結果。ワルターとラスティアをこれ以上追い詰めることはせず、彼らは死刑を免れることになった。
だが死罪のほうがまだマシであったかもしれない。
ワルターは王族騎士団長を解任されただけではなく、騎士団からも除名された。
ラスティアは王族や貴族からも治療行為を拒否されるようになった。
それだけではない。
二人の所業はワーグナ王国全土に広まっている。
ダルナスとマリアとは違う意味でその名を轟かせることになった。
『恥ずかしい公爵夫妻』
それが彼らの通り名だ。
*
ロマネス領に帰ったマリアは、ダルナスに一つの提案をした。
領民への『癒し手』能力の使用についてだ。
ダルナス邸の近くに病院を設け、そこで治療を行うという内容であった。
ダルナスはそれを二つ返事で許可を出す。
というよりもダルナスはそのような妻マリアを自慢するかのように、領民にその事を発布した。
それだけではない。
時にはマリア自ら街や村に出向いて怪我や病を治療することもあった。
勿論マリアだけが出向くのではなかった。
マリアの考えに賛同する医師。そして王族親衛騎士団を御前試合で打ち破ったロマネス騎士団が護衛として、かつ介護の手伝いをした。
それは次第にロマネス領だけに留まらなくなった。
マリアの評判は王国全土を駆け巡っている。お蔭で他の領地からも依頼がくるようになった。

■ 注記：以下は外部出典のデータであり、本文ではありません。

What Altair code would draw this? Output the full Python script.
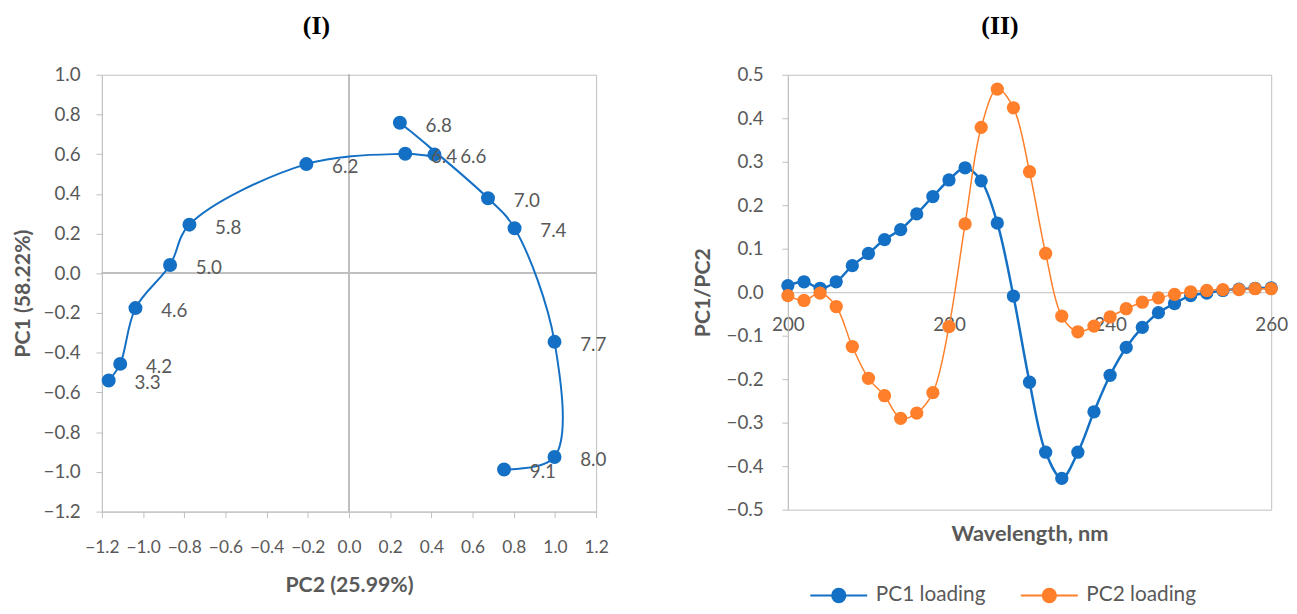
import altair as alt
import pandas as pd

# ---------------- data ----------------
ph_labels = ["3.3", "4.2", "4.6", "5.0", "5.8", "6.2", "6.4", "6.6", "6.8", "7.0", "7.4", "7.7", "8.0", "9.1"]
pc2_scores = [-1.167, -1.111, -1.037, -0.869, -0.775, -0.207, 0.273, 0.415, 0.247, 0.675, 0.804, 0.998, 0.998, 0.753]
pc1_scores = [-0.540, -0.456, -0.175, 0.042, 0.245, 0.550, 0.602, 0.598, 0.758, 0.378, 0.227, -0.345, -0.925, -0.988]

wavelengths = [200, 202, 204, 206, 208, 210, 212, 214, 216, 218, 220, 222, 224, 226, 228, 230,
               232, 234, 236, 238, 240, 242, 244, 246, 248, 250, 252, 254, 256, 258, 260]
pc1_loading = [0.015, 0.024, 0.009, 0.024, 0.061, 0.089, 0.121, 0.144, 0.180, 0.220, 0.258, 0.286,
               0.256, 0.159, -0.009, -0.207, -0.368, -0.428, -0.368, -0.275, -0.191, -0.127, -0.081,
               -0.047, -0.026, -0.008, -0.002, 0.004, 0.007, 0.009, 0.010]
pc2_loading = [-0.008, -0.019, -0.002, -0.033, -0.125, -0.198, -0.238, -0.290, -0.278, -0.231, -0.079,
               0.157, 0.379, 0.467, 0.424, 0.277, 0.089, -0.055, -0.091, -0.078, -0.057, -0.038, -0.023,
               -0.013, -0.005, 0.001, 0.004, 0.006, 0.006, 0.008, 0.008]
series_names = ["PC1 loading", "PC2 loading"]

score_x_ticks = [-1.2, -1.0, -0.8, -0.6, -0.4, -0.2, 0.0, 0.2, 0.4, 0.6, 0.8, 1.0, 1.2]
score_y_ticks = [-1.2, -1.0, -0.8, -0.6, -0.4, -0.2, 0.0, 0.2, 0.4, 0.6, 0.8, 1.0]
load_x_ticks = [200, 220, 240, 260]
load_y_ticks = [-0.5, -0.4, -0.3, -0.2, -0.1, 0.0, 0.1, 0.2, 0.3, 0.4, 0.5]

# ---------------- style ----------------
BLUE = "#1470C4"
ORANGE = "#FF7F2A"
FONT = "Lato"
GRAY = "#595959"
FRAME = "#BFBFBF"
FS = 19
TFS = 21.5

scores = pd.DataFrame({
    "idx": list(range(len(ph_labels))),
    "pH": ph_labels,
    "PC2": pc2_scores,
    "PC1": pc1_scores,
})

sx = alt.Scale(domain=[-1.2, 1.2], nice=False, zero=False)
sy = alt.Scale(domain=[-1.2, 1.0], nice=False, zero=False)

x_axis_l = alt.Axis(title="PC2 (25.99%)", values=score_x_ticks, format=".1f", labelOverlap=False,
                    labelFlush=False, labelFontSize=17.5,
                    tickSize=6, labelPadding=21, titlePadding=19, zindex=0)
y_axis_l = alt.Axis(title="PC1 (58.22%)", values=score_y_ticks, format=".1f", labelOverlap=False,
                    labelFlush=False, tickSize=6, labelPadding=16, titlePadding=9, zindex=0)

zero_v = alt.Chart(scores).mark_rule(color=FRAME, strokeWidth=1.5).encode(x=alt.datum(0))
zero_h = alt.Chart(scores).mark_rule(color=FRAME, strokeWidth=1.5).encode(y=alt.datum(0))

score_line = alt.Chart(scores).mark_line(interpolate="catmull-rom", color=BLUE, strokeWidth=2).encode(
    x=alt.X("PC2:Q", scale=sx, axis=x_axis_l),
    y=alt.Y("PC1:Q", scale=sy, axis=y_axis_l),
    order=alt.Order("idx:Q"),
)
score_pts = alt.Chart(scores).mark_circle(size=200, color=BLUE, opacity=1).encode(
    x="PC2:Q", y="PC1:Q"
)
score_text = alt.Chart(scores).mark_text(align="left", baseline="middle", dx=26, dy=3,
                                          fontSize=FS, font=FONT, color=GRAY).encode(
    x="PC2:Q", y="PC1:Q", text="pH:N"
)

left = alt.layer(zero_v, zero_h, score_line, score_pts, score_text).properties(
    width=500, height=442,
    title=alt.TitleParams("(I)", font="Liberation Serif", fontSize=26, fontWeight="bold",
                          color="black", offset=27, dx=-33),
)

# ---------------- loadings ----------------
load1 = pd.DataFrame({"wl": wavelengths, "val": pc1_loading, "series": series_names[0]})
load2 = pd.DataFrame({"wl": wavelengths, "val": pc2_loading, "series": series_names[1]})
load_all = pd.concat([load1, load2], ignore_index=True)

lx = alt.Scale(domain=[200, 260], nice=False, zero=False)
ly = alt.Scale(domain=[-0.5, 0.5], nice=False, zero=False)

x_axis_r = alt.Axis(title="Wavelength, nm", values=load_x_ticks, format="d", ticks=False,
                    labelFlush=False, labelOverlap=False, titleFontSize=22,
                    offset=-220, labelPadding=24, titleY=244, titleBaseline="middle", zindex=0)
y_axis_r = alt.Axis(title="PC1/PC2", values=load_y_ticks, format=".1f", labelOverlap=False,
                    labelFlush=False, tickSize=6, labelPadding=19, titlePadding=12, zindex=0)

sym_path = "M-3.2,0L3.2,0M0.75,0A0.75,0.75,0,1,1,-0.75,0A0.75,0.75,0,1,1,0.75,0Z"


def make_legend():
    return alt.Legend(
        title=None, orient="none", legendX=735, legendY=516,
        direction="horizontal", symbolType=sym_path, symbolSize=324,
        symbolStrokeWidth=2, labelOffset=27, columnPadding=31, padding=0,
        labelFont=FONT, labelFontSize=21, labelColor=GRAY, symbolOpacity=1,
    )


series_scale = alt.Scale(domain=series_names, range=[BLUE, ORANGE])

line1 = alt.Chart(load1).mark_line(interpolate="catmull-rom", color=BLUE, strokeWidth=2.5).encode(
    x=alt.X("wl:Q", scale=lx, axis=x_axis_r),
    y=alt.Y("val:Q", scale=ly, axis=y_axis_r),
)
line2 = alt.Chart(load2).mark_line(interpolate="catmull-rom", color=ORANGE, strokeWidth=1.5).encode(
    x="wl:Q", y="val:Q"
)
load_pts = alt.Chart(load_all).mark_point(filled=True, size=180, opacity=1, strokeWidth=0).encode(
    x="wl:Q", y="val:Q",
    fill=alt.Fill("series:N", scale=series_scale, legend=make_legend()),
    stroke=alt.Stroke("series:N", scale=series_scale, legend=make_legend()),
)

right = alt.layer(line1, line2, load_pts).properties(
    width=489, height=440,
    title=alt.TitleParams("(II)", font="Liberation Serif", fontSize=26, fontWeight="bold",
                          color="black", offset=27, dx=-30),
)

chart = alt.hconcat(left, right, spacing=83).properties(
    padding={"left": 3, "top": 1, "right": 0, "bottom": 0}
).configure_view(
    stroke=FRAME, strokeWidth=1
).configure_axis(
    labelFont=FONT, titleFont=FONT, labelColor=GRAY, titleColor=GRAY,
    labelFontSize=FS, titleFontSize=TFS, titleFontWeight="bold",
    domainColor=FRAME, tickColor=FRAME, grid=False,
)

chart.save("out.html", embed_options={"renderer": "svg", "actions": False})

マリアはそれに快く応え、できる限り出向いて治療行為をしたという――。
――――時は過ぎた。
二人は子宝にも恵まれて幸せな時間をたくさん過ごし、そして晩年最期の時まで仲睦まじい姿が見られた。
後世のワーグナ王国にはそんな二人の言い伝えが残っている。
ロマネス領を統治していた領民思いの名君がいたことを。
そしてその妻マリアは苦しむ人に分け隔てなく『癒し手』の力を使った、聖女のような女性であったことを。
彼らの逸話は、この王国にいくつも残っている――――。